Transitional times are always difficult times for
God’s people. It is so in the natural realm, and it is so in the
spiritual realm as well. One needs a pioneering spirit to step
forward into the unknown. In this, men of the world are often wiser
in their generation than the children of light. They readily stretch
toward unexplored dimensions and move into new inventions to
continue to meet the challenge of the unreachable and the
impenetrable. But men in the church are comparatively complacent;
they sit back and feel content and satisfied in the realm of the
Spirit. On the other hand, Satan along with all his principalities
and powers in the world of darkness, is totally active and
innovative. Daily he brings new weapons of destruction to destroy
the spirits, souls and bodies of men. It is so tragic that God’s
people can envision nothing better than the restoration of something
they had in the church two thousand years ago! The majority in the
church are of the conviction, and feel scripturally secure and
confident, that the wheat of God’s harvest must ever remain a little
short of maturity because they feel that after all no one can be
perfect.
The reason we do not want to venture forth in response to the new
vision is because we do not want to become involved with the
unsettling and disturbing changes that it the new vision demands. To
change the existing order one has to make sacrifices. A new
beginning necessitates the giving up of old titles, deeds, rituals
and practices.

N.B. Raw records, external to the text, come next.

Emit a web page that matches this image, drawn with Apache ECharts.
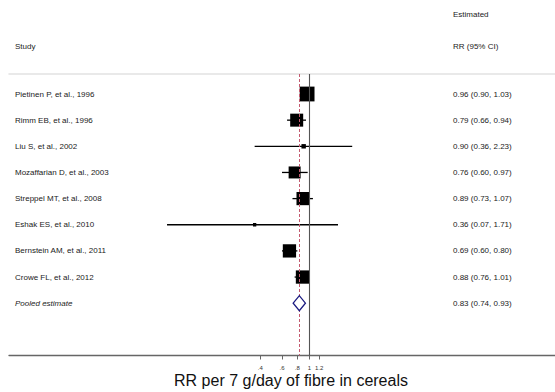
<!DOCTYPE html>
<html>
<head>
<meta charset="utf-8">
<script src="https://cdn.jsdelivr.net/npm/echarts@6/dist/echarts.min.js"></script>
<style>
html,body{margin:0;padding:0;background:#fff;}
#chart{width:555px;height:392px;}
</style>
</head>
<body>
<div id="chart"></div>
<script>
// ---- data ----
const studies = ["Pietinen P, et al., 1996", "Rimm EB, et al., 1996", "Liu S, et al., 2002",
  "Mozaffarian D, et al., 2003", "Streppel MT, et al., 2008", "Eshak ES, et al., 2010",
  "Bernstein AM, et al., 2011", "Crowe FL, et al., 2012"];
const rr = [0.96, 0.79, 0.90, 0.76, 0.89, 0.36, 0.69, 0.88];
const lower = [0.90, 0.66, 0.36, 0.60, 0.73, 0.07, 0.60, 0.76];
const upper = [1.03, 0.94, 2.23, 0.97, 1.07, 1.71, 0.80, 1.01];
const weights = [20.1, 15.5, 1.8, 13.2, 15.9, 1.0, 16.2, 16.2];
const rrText = ["0.96 (0.90, 1.03)", "0.79 (0.66, 0.94)", "0.90 (0.36, 2.23)", "0.76 (0.60, 0.97)",
  "0.89 (0.73, 1.07)", "0.36 (0.07, 1.71)", "0.69 (0.60, 0.80)", "0.88 (0.76, 1.01)"];
const pooledLabel = "Pooled estimate";
const pooled = 0.83, pooledLower = 0.74, pooledUpper = 0.93;
const pooledText = "0.83 (0.74, 0.93)";
const xTicks = [0.4, 0.6, 0.8, 1, 1.2];
const xTitle = "RR per 7 g/day of fibre in cereals";

// ---- layout helpers ----
const PX_PER_LN = 53.5, X_ONE = 309.3, GRID_L = 9, W = 555;
const xMin = Math.exp((GRID_L - X_ONE) / PX_PER_LN);
const xMax = Math.exp((W - X_ONE) / PX_PER_LN);
const FONT = 'Liberation Sans, Arial, sans-serif';
const TXT = '#222';

const studyData = studies.map((s, i) => [rr[i], lower[i], upper[i], i, weights[i]]);
const textRows = studies.map((s, i) => [1, i, s, rrText[i], 0]);
textRows.push([1, studies.length, pooledLabel, pooledText, 1]);
const pooledRow = studies.length;

const chart = echarts.init(document.getElementById('chart'), null, {renderer: 'svg'});
chart.setOption({
  animation: false,
  backgroundColor: '#fff',
  grid: {left: GRID_L, right: 0, top: 74, bottom: 36.5},
  xAxis: [{
    type: 'log', min: xMin, max: xMax,
    axisLine: {show: true, onZero: false, lineStyle: {color: '#666', width: 1.3}},
    axisTick: {show: true, customValues: xTicks, length: 4, lineStyle: {color: '#666'}},
    axisLabel: {show: true, customValues: xTicks, fontSize: 6, color: '#333', margin: 9, fontFamily: FONT,
      formatter: v => { const r = +(+v).toFixed(2); return r === 1 ? '1' : String(r).replace(/^0/, ''); }},
    splitLine: {show: false}, minorTick: {show: false}
  }, {
    type: 'value', position: 'top', min: 0, max: 1,
    axisLine: {show: true, onZero: false, lineStyle: {color: '#e2e2e2', width: 1.5}},
    axisTick: {show: false}, axisLabel: {show: false}, splitLine: {show: false}
  }],
  yAxis: {type: 'value', inverse: true, min: -0.765, max: 10, show: false},
  series: [
    {
      type: 'custom', name: 'refs', xAxisIndex: 0,
      data: [[1, 0]],
      renderItem: () => ({type: 'group', children: []}),
      markLine: {
        silent: true, symbol: 'none', label: {show: false},
        data: [
          {xAxis: 1, lineStyle: {color: '#555', width: 1.1, type: 'solid'}},
          {xAxis: pooled, lineStyle: {color: '#c45a70', width: 1, type: [3, 2]}}
        ]
      }
    },
    {
      type: 'custom', name: 'studies', xAxisIndex: 0,
      data: studyData,
      encode: {x: [0, 1, 2], y: 3},
      renderItem: (params, api) => {
        const c = api.coord([api.value(0), api.value(3)]);
        const l = api.coord([api.value(1), api.value(3)]);
        const h = api.coord([api.value(2), api.value(3)]);
        const s = 3.3 * Math.sqrt(api.value(4));
        return {type: 'group', children: [
          {type: 'line', shape: {x1: l[0], y1: l[1], x2: h[0], y2: h[1]}, style: {stroke: '#000', lineWidth: 1.3}},
          {type: 'rect', shape: {x: c[0] - s / 2, y: c[1] - s / 2, width: s, height: s}, style: {fill: '#000'}}
        ]};
      }
    },
    {
      type: 'custom', name: 'pooled', xAxisIndex: 0, z: 5,
      data: [[pooled, pooledLower, pooledUpper, pooledRow]],
      encode: {x: [0, 1, 2], y: 3},
      renderItem: (params, api) => {
        const c = api.coord([api.value(0), api.value(3)]);
        const l = api.coord([api.value(1), api.value(3)]);
        const h = api.coord([api.value(2), api.value(3)]);
        const hh = 7.5;
        return {type: 'polygon', shape: {points: [[l[0], c[1]], [c[0], c[1] - hh], [h[0], c[1]], [c[0], c[1] + hh]]},
          style: {fill: '#fff', stroke: '#1a1a80', lineWidth: 1.3}};
      }
    },
    {
      type: 'custom', name: 'texts', xAxisIndex: 0,
      data: textRows,
      encode: {y: 1},
      renderItem: (params, api) => {
        const y = api.coord([1, api.value(1)])[1];
        const italic = api.value(4) === 1 ? 'italic' : 'normal';
        const x0 = params.coordSys.x;
        return {type: 'group', children: [
          {type: 'text', x: x0 + 6, y: y, style: {text: textRows[params.dataIndex][2], fontSize: 8, fontStyle: italic,
            fontFamily: FONT, fill: TXT, verticalAlign: 'middle', align: 'left'}},
          {type: 'text', x: x0 + 444, y: y, style: {text: textRows[params.dataIndex][3], fontSize: 8,
            fontFamily: FONT, fill: TXT, verticalAlign: 'middle', align: 'left'}}
        ]};
      }
    }
  ],
  graphic: [
    {type: 'text', left: 15, top: 42, style: {text: 'Study', fontSize: 8, fontFamily: FONT, fill: TXT}},
    {type: 'text', left: 453, top: 10, style: {text: 'Estimated', fontSize: 8, fontFamily: FONT, fill: TXT}},
    {type: 'text', left: 453, top: 42, style: {text: 'RR (95% CI)', fontSize: 8, fontFamily: FONT, fill: TXT}},
    {type: 'text', x: 291, y: 380, style: {text: xTitle, fontSize: 16, fontFamily: FONT, fill: '#111',
      align: 'center', verticalAlign: 'middle'}}
  ]
});
</script>
</body>
</html>
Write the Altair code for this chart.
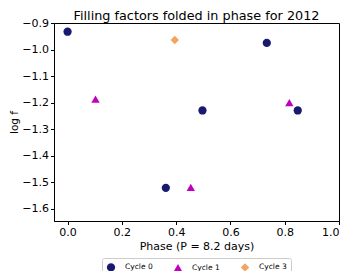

This may amount to a price that is just a bit too
high for most of the people to pay. Often we do not want to lose
what we already have, but Christendom can know no life and can boast
of no spiritual progress, unless we are prepared to lay down the
life we have and relinquish the things we have prized so high. The
truth of the Cross needs to be enacted and re-enacted in our lives
from our very spiritual birth to the final moment of our
glorification.
Often people ask, “Where do we go from here?” They are unable to see
what lies ahead. It would undoubtedly be safer if we could see the
future pathway clearly in the very beginning itself. But beloved,
God’s way is the “Rule of the Cloud”. We have to move forward only
when the cloud of God’s glory moves forward. The road ahead may
appear dim, obscure and murky, but we who hear Him calling must have
confidence that “the path of the just is as a shining light, that
shineth more and more unto the perfect day.”